| Your objective |
Starting at the top of the entries below, set down each line exactly as written, and stop after the line containing "XAxis, YAxis, LabelList".

| Figure scripts |
·····
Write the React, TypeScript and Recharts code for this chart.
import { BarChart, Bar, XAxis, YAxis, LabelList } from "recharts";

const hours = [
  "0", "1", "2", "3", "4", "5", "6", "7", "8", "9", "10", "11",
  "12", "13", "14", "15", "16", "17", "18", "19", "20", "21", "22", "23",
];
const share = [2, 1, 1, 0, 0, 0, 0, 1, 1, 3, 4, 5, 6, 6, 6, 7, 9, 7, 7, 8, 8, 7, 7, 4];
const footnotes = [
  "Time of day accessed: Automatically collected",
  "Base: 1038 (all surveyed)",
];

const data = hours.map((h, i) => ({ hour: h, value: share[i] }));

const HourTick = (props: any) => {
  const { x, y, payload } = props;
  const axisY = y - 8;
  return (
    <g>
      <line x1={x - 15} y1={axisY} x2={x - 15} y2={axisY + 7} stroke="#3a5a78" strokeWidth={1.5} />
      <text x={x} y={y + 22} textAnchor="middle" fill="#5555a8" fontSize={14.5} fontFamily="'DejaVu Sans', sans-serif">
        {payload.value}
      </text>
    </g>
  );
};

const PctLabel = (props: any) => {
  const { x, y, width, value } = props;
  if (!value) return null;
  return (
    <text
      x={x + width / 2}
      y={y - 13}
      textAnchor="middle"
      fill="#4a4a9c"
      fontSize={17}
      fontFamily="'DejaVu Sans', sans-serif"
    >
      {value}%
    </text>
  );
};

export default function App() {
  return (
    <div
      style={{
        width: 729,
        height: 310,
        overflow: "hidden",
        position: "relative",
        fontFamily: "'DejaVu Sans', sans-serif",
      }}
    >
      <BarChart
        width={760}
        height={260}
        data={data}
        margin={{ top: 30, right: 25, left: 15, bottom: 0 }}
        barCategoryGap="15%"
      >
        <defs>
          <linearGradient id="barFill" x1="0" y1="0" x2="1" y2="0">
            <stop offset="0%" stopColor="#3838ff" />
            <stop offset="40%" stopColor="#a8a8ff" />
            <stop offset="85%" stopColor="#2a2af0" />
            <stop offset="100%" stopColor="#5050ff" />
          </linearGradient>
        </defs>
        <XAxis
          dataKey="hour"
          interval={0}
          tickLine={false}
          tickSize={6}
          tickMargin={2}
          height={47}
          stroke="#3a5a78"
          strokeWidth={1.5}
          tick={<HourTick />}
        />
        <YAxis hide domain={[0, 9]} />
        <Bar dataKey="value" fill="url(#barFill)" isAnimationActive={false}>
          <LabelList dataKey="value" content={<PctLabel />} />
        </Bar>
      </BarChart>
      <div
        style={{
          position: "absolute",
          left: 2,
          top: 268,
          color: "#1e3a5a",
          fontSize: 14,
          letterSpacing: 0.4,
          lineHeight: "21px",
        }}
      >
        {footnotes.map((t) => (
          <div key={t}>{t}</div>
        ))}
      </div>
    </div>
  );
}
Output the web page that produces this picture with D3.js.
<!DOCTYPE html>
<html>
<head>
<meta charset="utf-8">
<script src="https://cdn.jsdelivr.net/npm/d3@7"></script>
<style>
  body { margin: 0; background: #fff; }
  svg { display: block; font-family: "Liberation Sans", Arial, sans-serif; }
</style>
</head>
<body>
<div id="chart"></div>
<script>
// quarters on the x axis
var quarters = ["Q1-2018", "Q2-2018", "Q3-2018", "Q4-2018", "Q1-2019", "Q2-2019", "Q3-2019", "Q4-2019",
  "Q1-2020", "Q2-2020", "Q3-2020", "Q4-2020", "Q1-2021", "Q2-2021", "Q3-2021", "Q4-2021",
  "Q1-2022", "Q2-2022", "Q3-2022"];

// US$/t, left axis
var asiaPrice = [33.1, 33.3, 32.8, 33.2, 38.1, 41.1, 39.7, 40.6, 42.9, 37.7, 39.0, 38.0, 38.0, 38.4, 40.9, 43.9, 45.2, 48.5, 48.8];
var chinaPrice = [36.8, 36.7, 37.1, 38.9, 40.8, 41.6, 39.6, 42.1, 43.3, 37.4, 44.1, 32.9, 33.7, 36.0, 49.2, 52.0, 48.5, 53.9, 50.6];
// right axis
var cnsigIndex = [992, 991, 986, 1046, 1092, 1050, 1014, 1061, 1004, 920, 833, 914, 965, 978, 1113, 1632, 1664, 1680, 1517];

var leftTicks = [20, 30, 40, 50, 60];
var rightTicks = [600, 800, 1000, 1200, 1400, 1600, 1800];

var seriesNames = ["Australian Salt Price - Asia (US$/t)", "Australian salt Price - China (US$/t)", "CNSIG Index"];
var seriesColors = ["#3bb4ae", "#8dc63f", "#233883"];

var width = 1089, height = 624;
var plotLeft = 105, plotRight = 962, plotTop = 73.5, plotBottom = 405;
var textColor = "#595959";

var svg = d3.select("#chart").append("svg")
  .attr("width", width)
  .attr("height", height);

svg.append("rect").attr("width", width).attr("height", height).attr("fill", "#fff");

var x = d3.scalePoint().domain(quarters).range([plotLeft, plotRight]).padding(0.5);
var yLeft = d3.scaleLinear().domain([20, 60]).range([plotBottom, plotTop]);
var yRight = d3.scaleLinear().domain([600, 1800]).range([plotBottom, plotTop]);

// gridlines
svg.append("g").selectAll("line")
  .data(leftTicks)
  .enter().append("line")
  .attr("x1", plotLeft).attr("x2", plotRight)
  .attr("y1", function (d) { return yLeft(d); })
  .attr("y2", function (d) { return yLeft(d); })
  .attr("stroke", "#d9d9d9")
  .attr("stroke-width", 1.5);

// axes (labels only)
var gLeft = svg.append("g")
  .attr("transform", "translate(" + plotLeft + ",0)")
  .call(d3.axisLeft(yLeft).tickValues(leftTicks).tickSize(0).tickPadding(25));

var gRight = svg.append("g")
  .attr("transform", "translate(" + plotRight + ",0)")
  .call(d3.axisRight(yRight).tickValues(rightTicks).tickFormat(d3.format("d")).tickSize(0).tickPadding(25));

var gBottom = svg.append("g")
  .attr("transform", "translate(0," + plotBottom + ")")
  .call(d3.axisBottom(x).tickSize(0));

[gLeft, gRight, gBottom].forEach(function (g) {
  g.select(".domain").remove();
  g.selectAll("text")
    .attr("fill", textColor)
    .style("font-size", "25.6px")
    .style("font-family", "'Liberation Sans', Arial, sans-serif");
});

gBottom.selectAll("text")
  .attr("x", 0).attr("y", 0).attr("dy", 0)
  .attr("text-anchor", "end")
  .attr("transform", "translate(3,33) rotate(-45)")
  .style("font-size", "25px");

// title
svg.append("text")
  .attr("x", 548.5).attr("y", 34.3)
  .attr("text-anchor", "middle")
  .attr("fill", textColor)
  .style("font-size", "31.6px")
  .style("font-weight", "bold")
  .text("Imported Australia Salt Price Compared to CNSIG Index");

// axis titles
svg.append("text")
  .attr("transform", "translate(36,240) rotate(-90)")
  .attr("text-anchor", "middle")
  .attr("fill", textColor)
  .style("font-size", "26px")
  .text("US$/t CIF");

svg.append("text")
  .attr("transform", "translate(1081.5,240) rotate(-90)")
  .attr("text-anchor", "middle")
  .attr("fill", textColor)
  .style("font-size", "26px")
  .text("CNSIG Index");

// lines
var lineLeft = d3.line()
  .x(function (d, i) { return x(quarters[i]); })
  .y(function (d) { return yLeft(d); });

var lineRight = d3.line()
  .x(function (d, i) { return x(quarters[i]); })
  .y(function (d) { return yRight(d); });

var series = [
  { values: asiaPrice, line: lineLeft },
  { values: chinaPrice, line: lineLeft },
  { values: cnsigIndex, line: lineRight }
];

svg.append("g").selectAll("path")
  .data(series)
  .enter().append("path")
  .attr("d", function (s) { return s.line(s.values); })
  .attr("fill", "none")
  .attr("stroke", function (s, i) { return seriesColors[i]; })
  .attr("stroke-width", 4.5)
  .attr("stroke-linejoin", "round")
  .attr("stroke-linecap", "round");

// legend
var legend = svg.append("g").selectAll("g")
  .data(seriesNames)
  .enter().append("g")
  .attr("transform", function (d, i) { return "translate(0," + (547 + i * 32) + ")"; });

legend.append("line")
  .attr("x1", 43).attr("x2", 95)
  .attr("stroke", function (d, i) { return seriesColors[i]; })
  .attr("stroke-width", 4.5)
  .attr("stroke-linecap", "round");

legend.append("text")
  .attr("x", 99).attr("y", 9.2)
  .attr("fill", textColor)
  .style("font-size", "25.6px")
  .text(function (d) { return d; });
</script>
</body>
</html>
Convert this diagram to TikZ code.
·····
| Written solution |
Write the React, TypeScript and Recharts code for this chart.
import { BarChart, Bar, XAxis, YAxis, LabelList } from "recharts";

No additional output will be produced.